DOUBLE FEATURE (12/13)

by Sarah Schon (PI / QU), Saurabh Bansal (UND)

America/New_York
Description

14:00   Saurabh Bansal (University of Notre Dame)

Title:   Hidden Naturalness in the Light of Cosmological Data

Abstract:  Hidden naturalness offers an exciting framework for alleviating the Higgs hierarchy problem. But because the models within this framework face few constraints from collider searches, there is strong motivation to study their cosmological signatures, an area that has remained mostly unexplored. One of the simplest models that can be studied in this framework is the mirror twin Higgs (MTH) model, a model that contains a near-mirror copy of the SM. Cosmologically, the MTH model is quite complex, containing new sources of free-streaming radiation, interacting radiation, and interacting dark matter. In this talk I will discuss how cosmological datasets, including the CMB temperature and polarization power spectra as measured by the Planck collaboration, constrain the parameter space of the MTH model. In addition, I will also show how this model may help in ameliorating the tensions in the cosmological datasets, specifically those related to the sigma8 and H0 measurements.

14:30   Sarah Schon (Perimeter Institute / Queens University)

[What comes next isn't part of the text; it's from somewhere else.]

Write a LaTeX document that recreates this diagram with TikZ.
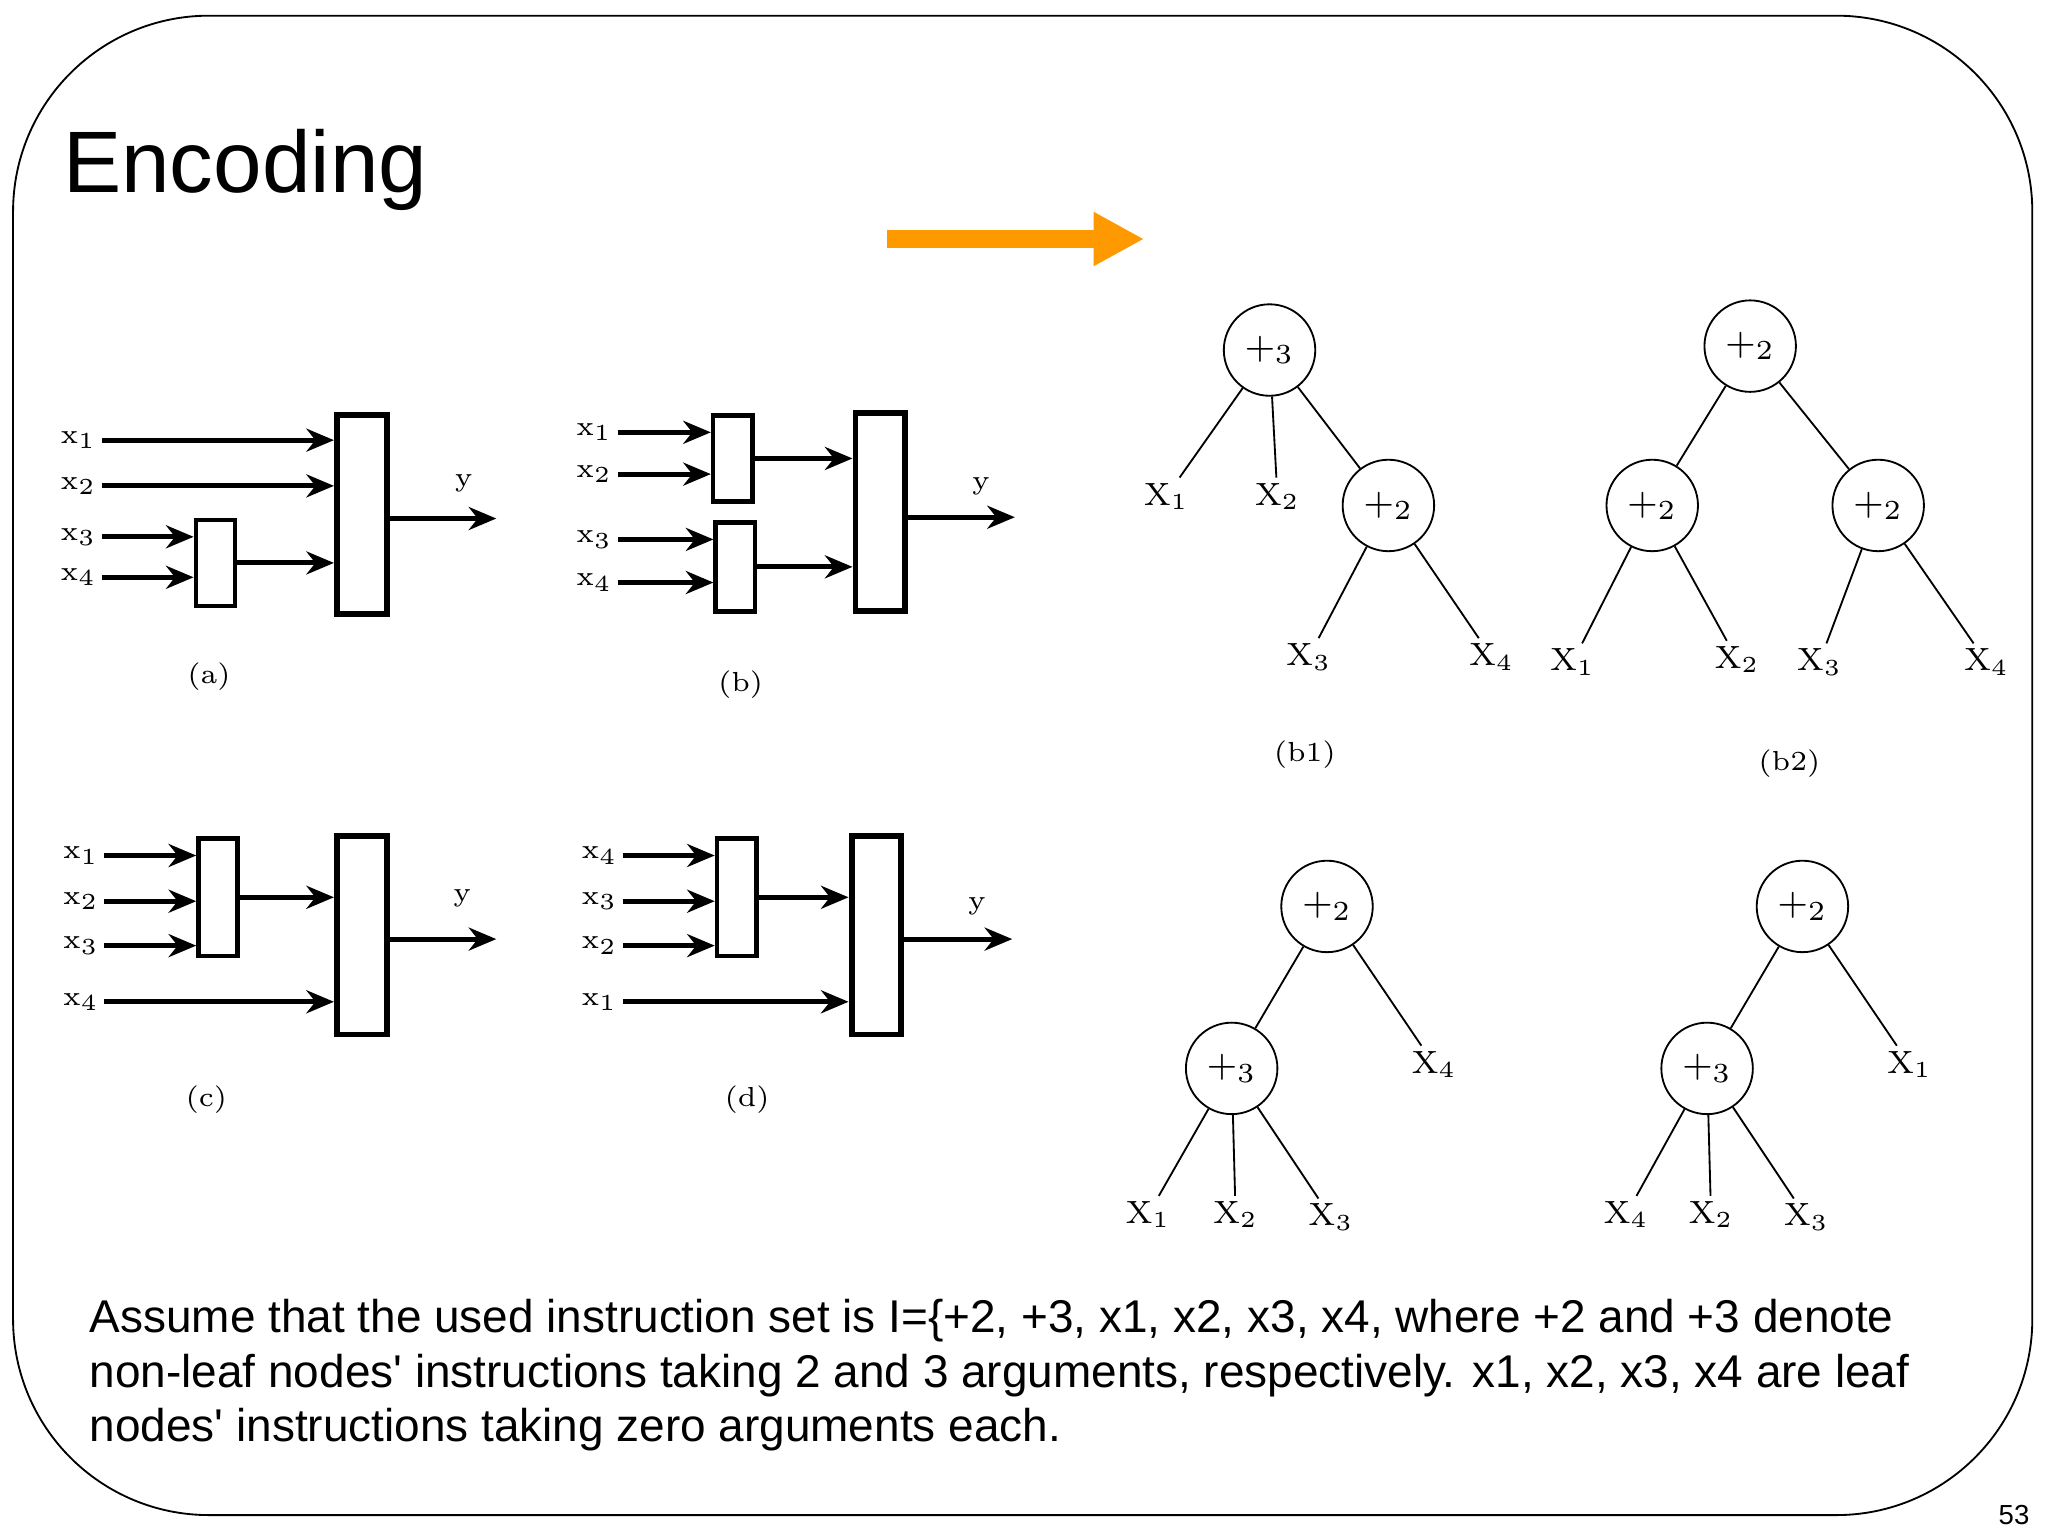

Title:   Galactic Center Gas Clouds as Dark Matter Detectors

Abstract:  Atomic hydrogen gas clouds originating from the Galactic Center offer a novel way to test dark matter phenomenology. By exploiting the inefficient gas cooling rates at low temperatures, bounds for various interactions between dark and Standard Model matter can be set. We demonstrate this new method and present limits for a number of dark matter models including ultra-light dark photons and super-heavy candidates.